> **Direction**: Retype each line exactly. Skip images.

> **Recorded data**:

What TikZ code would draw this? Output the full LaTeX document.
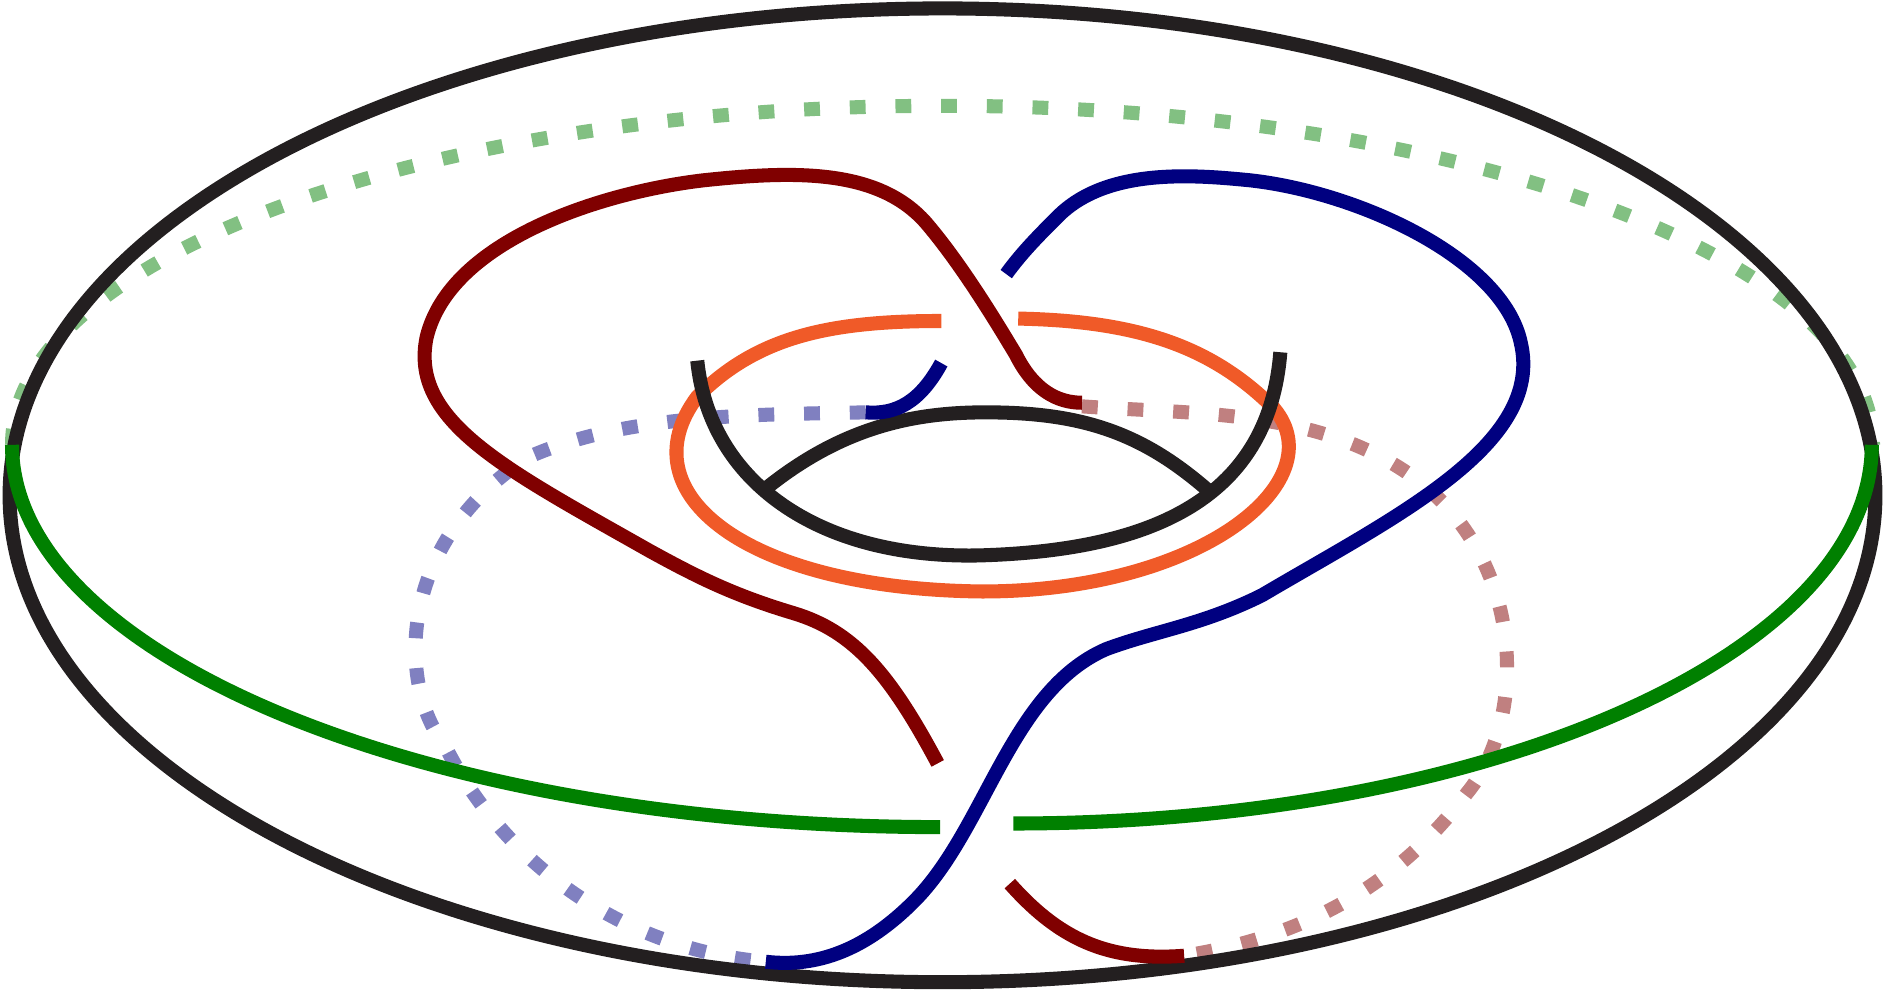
\documentclass[tikz,border=0pt]{standalone}
\definecolor{darkred}{RGB}{128,0,0}
\definecolor{navy}{RGB}{0,0,128}
\definecolor{orng}{RGB}{240,90,40}
\definecolor{grn}{RGB}{0,128,0}
\definecolor{lgrn}{RGB}{130,192,130}
\definecolor{lblue}{RGB}{128,128,192}
\definecolor{lred}{RGB}{192,128,128}
\definecolor{blk}{RGB}{35,31,32}
\begin{document}
\begin{tikzpicture}[x={(0.01202cm,0)}, y={(0,-0.01202cm)}, line width=4pt]
    \tikzset{
        hidden/.style = {dash pattern=on 4.5pt off 8.5pt},
    }
    \useasboundingbox (0,0) rectangle (1568,824);
    % hidden parts
    \draw[lgrn, hidden] (10,370) arc[start angle=180, end angle=360, x radius=774, y radius=282];
    \draw[lblue, hidden] (720,343) .. controls (620,345) and (520,345) .. (440,380)
        .. controls (330,450) and (330,570) .. (370,620)
        .. controls (420,720) and (520,790) .. (637,800);
    \draw[lred, hidden] (900,338) .. controls (1000,345) and (1100,340) .. (1180,400)
        .. controls (1270,470) and (1270,600) .. (1220,660)
        .. controls (1160,740) and (1080,780) .. (985,795);
    % torus
    \draw[blk] (784,412) ellipse[x radius=776, y radius=405];
    \draw[grn] (10,370) arc[start angle=180, end angle=90, x radius=772, y radius=318];
    \draw[grn] (1557,370) arc[start angle=0, end angle=90, x radius=714, y radius=315];
    % inner curves
    \draw[orng] (847,265) .. controls (950,267) and (1010,290) .. (1060,340)
        .. controls (1110,400) and (1000,492) .. (817,492)
        .. controls (620,490) and (520,410) .. (580,330)
        .. controls (630,280) and (690,267) .. (783,267);
    \draw[blk] (635,408) .. controls (700,355) and (760,343) .. (820,343)
        .. controls (900,343) and (950,360) .. (1005,408);
    \draw[blk] (580,300) .. controls (590,400) and (680,465) .. (815,462)
        .. controls (950,458) and (1055,420) .. (1065,293);
    % red curve
    \draw[darkred] (780,635) .. controls (740,560) and (710,525) .. (660,510)
        .. controls (610,495) and (580,480) .. (540,458)
        .. controls (420,390) and (340,350) .. (355,280)
        .. controls (375,200) and (500,160) .. (585,150)
        .. controls (660,142) and (730,140) .. (770,185)
        .. controls (800,220) and (830,270) .. (845,295)
        .. controls (860,325) and (880,335) .. (900,335);
    \draw[darkred] (840,735) .. controls (880,780) and (920,800) .. (985,795);
    % blue curve
    \draw[navy] (837,228) .. controls (850,210) and (865,195) .. (880,180)
        .. controls (920,140) and (990,145) .. (1040,150)
        .. controls (1130,160) and (1250,215) .. (1265,285)
        .. controls (1285,370) and (1160,430) .. (1050,495)
        .. controls (1000,520) and (960,525) .. (920,540)
        .. controls (840,575) and (820,690) .. (760,750)
        .. controls (720,790) and (680,805) .. (637,800);
    \draw[navy] (783,302) .. controls (765,335) and (745,345) .. (720,343);
\end{tikzpicture}
\end{document}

> **Answer below**:
What TikZ code would draw this? Output the full LaTeX document.
\documentclass[tikz,border=0pt]{standalone}
\definecolor{darkred}{RGB}{128,0,0}
\definecolor{navy}{RGB}{0,0,128}
\definecolor{orng}{RGB}{240,90,40}
\definecolor{grn}{RGB}{0,128,0}
\definecolor{lgrn}{RGB}{130,192,130}
\definecolor{lblue}{RGB}{128,128,192}
\definecolor{lred}{RGB}{192,128,128}
\definecolor{blk}{RGB}{35,31,32}
\begin{document}
\begin{tikzpicture}[x={(0.01202cm,0)}, y={(0,-0.01202cm)}, line width=4pt]
    \tikzset{
        hidden/.style = {dash pattern=on 4.5pt off 8.5pt},
    }
    \useasboundingbox (0,0) rectangle (1568,824);
    % hidden parts
    \draw[lgrn, hidden] (10,370) arc[start angle=180, end angle=360, x radius=774, y radius=282];
    \draw[lblue, hidden] (720,343) .. controls (620,345) and (520,345) .. (440,380)
        .. controls (330,450) and (330,570) .. (370,620)
        .. controls (420,720) and (520,790) .. (637,800);
    \draw[lred, hidden] (900,338) .. controls (1000,345) and (1100,340) .. (1180,400)
        .. controls (1270,470) and (1270,600) .. (1220,660)
        .. controls (1160,740) and (1080,780) .. (985,795);
    % torus
    \draw[blk] (784,412) ellipse[x radius=776, y radius=405];
    \draw[grn] (10,370) arc[start angle=180, end angle=90, x radius=772, y radius=318];
    \draw[grn] (1557,370) arc[start angle=0, end angle=90, x radius=714, y radius=315];
    % inner curves
    \draw[orng] (847,265) .. controls (950,267) and (1010,290) .. (1060,340)
        .. controls (1110,400) and (1000,492) .. (817,492)
        .. controls (620,490) and (520,410) .. (580,330)
        .. controls (630,280) and (690,267) .. (783,267);
    \draw[blk] (635,408) .. controls (700,355) and (760,343) .. (820,343)
        .. controls (900,343) and (950,360) .. (1005,408);
    \draw[blk] (580,300) .. controls (590,400) and (680,465) .. (815,462)
        .. controls (950,458) and (1055,420) .. (1065,293);
    % red curve
    \draw[darkred] (780,635) .. controls (740,560) and (710,525) .. (660,510)
        .. controls (610,495) and (580,480) .. (540,458)
        .. controls (420,390) and (340,350) .. (355,280)
        .. controls (375,200) and (500,160) .. (585,150)
        .. controls (660,142) and (730,140) .. (770,185)
        .. controls (800,220) and (830,270) .. (845,295)
        .. controls (860,325) and (880,335) .. (900,335);
    \draw[darkred] (840,735) .. controls (880,780) and (920,800) .. (985,795);
    % blue curve
    \draw[navy] (837,228) .. controls (850,210) and (865,195) .. (880,180)
        .. controls (920,140) and (990,145) .. (1040,150)
        .. controls (1130,160) and (1250,215) .. (1265,285)
        .. controls (1285,370) and (1160,430) .. (1050,495)
        .. controls (1000,520) and (960,525) .. (920,540)
        .. controls (840,575) and (820,690) .. (760,750)
        .. controls (720,790) and (680,805) .. (637,800);
    \draw[navy] (783,302) .. controls (765,335) and (745,345) .. (720,343);
\end{tikzpicture}
\end{document}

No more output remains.